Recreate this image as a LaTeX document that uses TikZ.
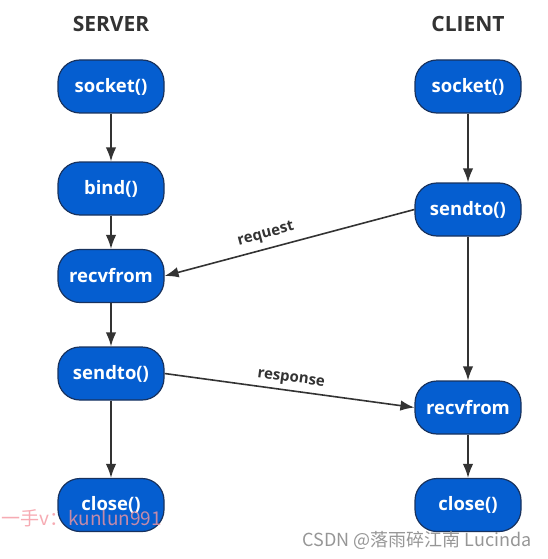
\documentclass[tikz,border=0pt]{standalone}
\usepackage{fontspec}
\setmainfont{Open Sans}
\newfontfamily\cjkfont{Noto Sans CJK SC}
\usetikzlibrary{arrows.meta}

\definecolor{callblue}{RGB}{5,94,208}
\definecolor{callborder}{RGB}{24,50,94}
\definecolor{linegray}{RGB}{51,51,51}
\definecolor{markpink}{RGB}{244,150,160}
\definecolor{markgray}{RGB}{150,150,150}

\tikzset{
	call/.style={draw=callborder, line width=1.2pt, fill=callblue, rounded corners=22pt,
		minimum width=106pt, minimum height=53pt, inner sep=0pt, text=white,
		font=\bfseries\fontsize{18.5}{18.5}\selectfont},
	flow/.style={draw=linegray, line width=1.6pt, -{Latex[length=14pt,width=10.5pt]}},
	side/.style={text=linegray, font=\bfseries\fontsize{21}{21}\selectfont},
	msg/.style={text=linegray, font=\bfseries\fontsize{15}{15}\selectfont, sloped}
}

\begin{document}
\begin{tikzpicture}[x=1pt, y=-1pt]
		\useasboundingbox (0, 0) rectangle (547, 559);

		% titles
		\node [side] (server) at (111, 24) {SERVER};
		\node [side] (client) at (468, 24) {CLIENT};

		% server side
		\node [call] (ssock) at (111, 86.5) {socket()};
		\node [call] (sbind) at (111, 188.5) {bind()};
		\node [call] (srecv) at (111, 276) {recvfrom};
		\node [call] (ssend) at (111, 373.5) {sendto()};
		\node [call] (sclose) at (111, 505) {close()};

		% client side
		\node [call] (csock) at (468, 86.5) {socket()};
		\node [call] (csend) at (468, 209.5) {sendto()};
		\node [call] (crecv) at (468, 407.5) {recvfrom};
		\node [call] (cclose) at (468, 505) {close()};

		\draw [flow] (ssock) -- (sbind);
		\draw [flow] (sbind) -- (srecv);
		\draw [flow] (srecv) -- (ssend);
		\draw [flow] (ssend) -- (sclose);

		\draw [flow] (csock) -- (csend);
		\draw [flow] (csend) -- (crecv);
		\draw [flow] (crecv) -- (cclose);

		% messages
		\draw [flow] (csend.west) -- node [msg, pos=0.58, above=3pt] {request} (srecv.east);
		\draw [flow] (ssend.east) -- node [msg, pos=0.5, above=1pt] {response} (crecv.west);

		% marks
		\node [text=markpink, opacity=0.8, anchor=west, font=\cjkfont\fontsize{19}{19}\selectfont]
			(markleft) at (-2, 518) {一手v：kunlun991};
		\node [text=markgray, anchor=east, font=\cjkfont\fontsize{18}{18}\selectfont]
			(markright) at (535, 540) {CSDN @落雨碎江南 Lucinda};
	\end{tikzpicture}
\end{document}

- [GIVEN REQUEST] Take the data above and repeat it exactly, leaving each picture out.

- [RESPONSE FOR THIS EXERCISE]
Recreate this image as a LaTeX document that uses TikZ.
\documentclass[tikz,border=0pt]{standalone}
\usepackage{fontspec}
\setmainfont{Open Sans}
\newfontfamily\cjkfont{Noto Sans CJK SC}
\usetikzlibrary{arrows.meta}

\definecolor{callblue}{RGB}{5,94,208}
\definecolor{callborder}{RGB}{24,50,94}
\definecolor{linegray}{RGB}{51,51,51}
\definecolor{markpink}{RGB}{244,150,160}
\definecolor{markgray}{RGB}{150,150,150}

\tikzset{
	call/.style={draw=callborder, line width=1.2pt, fill=callblue, rounded corners=22pt,
		minimum width=106pt, minimum height=53pt, inner sep=0pt, text=white,
		font=\bfseries\fontsize{18.5}{18.5}\selectfont},
	flow/.style={draw=linegray, line width=1.6pt, -{Latex[length=14pt,width=10.5pt]}},
	side/.style={text=linegray, font=\bfseries\fontsize{21}{21}\selectfont},
	msg/.style={text=linegray, font=\bfseries\fontsize{15}{15}\selectfont, sloped}
}

\begin{document}
\begin{tikzpicture}[x=1pt, y=-1pt]
		\useasboundingbox (0, 0) rectangle (547, 559);

		% titles
		\node [side] (server) at (111, 24) {SERVER};
		\node [side] (client) at (468, 24) {CLIENT};

		% server side
		\node [call] (ssock) at (111, 86.5) {socket()};
		\node [call] (sbind) at (111, 188.5) {bind()};
		\node [call] (srecv) at (111, 276) {recvfrom};
		\node [call] (ssend) at (111, 373.5) {sendto()};
		\node [call] (sclose) at (111, 505) {close()};

		% client side
		\node [call] (csock) at (468, 86.5) {socket()};
		\node [call] (csend) at (468, 209.5) {sendto()};
		\node [call] (crecv) at (468, 407.5) {recvfrom};
		\node [call] (cclose) at (468, 505) {close()};

		\draw [flow] (ssock) -- (sbind);
		\draw [flow] (sbind) -- (srecv);
		\draw [flow] (srecv) -- (ssend);
		\draw [flow] (ssend) -- (sclose);

		\draw [flow] (csock) -- (csend);
		\draw [flow] (csend) -- (crecv);
		\draw [flow] (crecv) -- (cclose);

		% messages
		\draw [flow] (csend.west) -- node [msg, pos=0.58, above=3pt] {request} (srecv.east);
		\draw [flow] (ssend.east) -- node [msg, pos=0.5, above=1pt] {response} (crecv.west);

		% marks
		\node [text=markpink, opacity=0.8, anchor=west, font=\cjkfont\fontsize{19}{19}\selectfont]
			(markleft) at (-2, 518) {一手v：kunlun991};
		\node [text=markgray, anchor=east, font=\cjkfont\fontsize{18}{18}\selectfont]
			(markright) at (535, 540) {CSDN @落雨碎江南 Lucinda};
	\end{tikzpicture}
\end{document}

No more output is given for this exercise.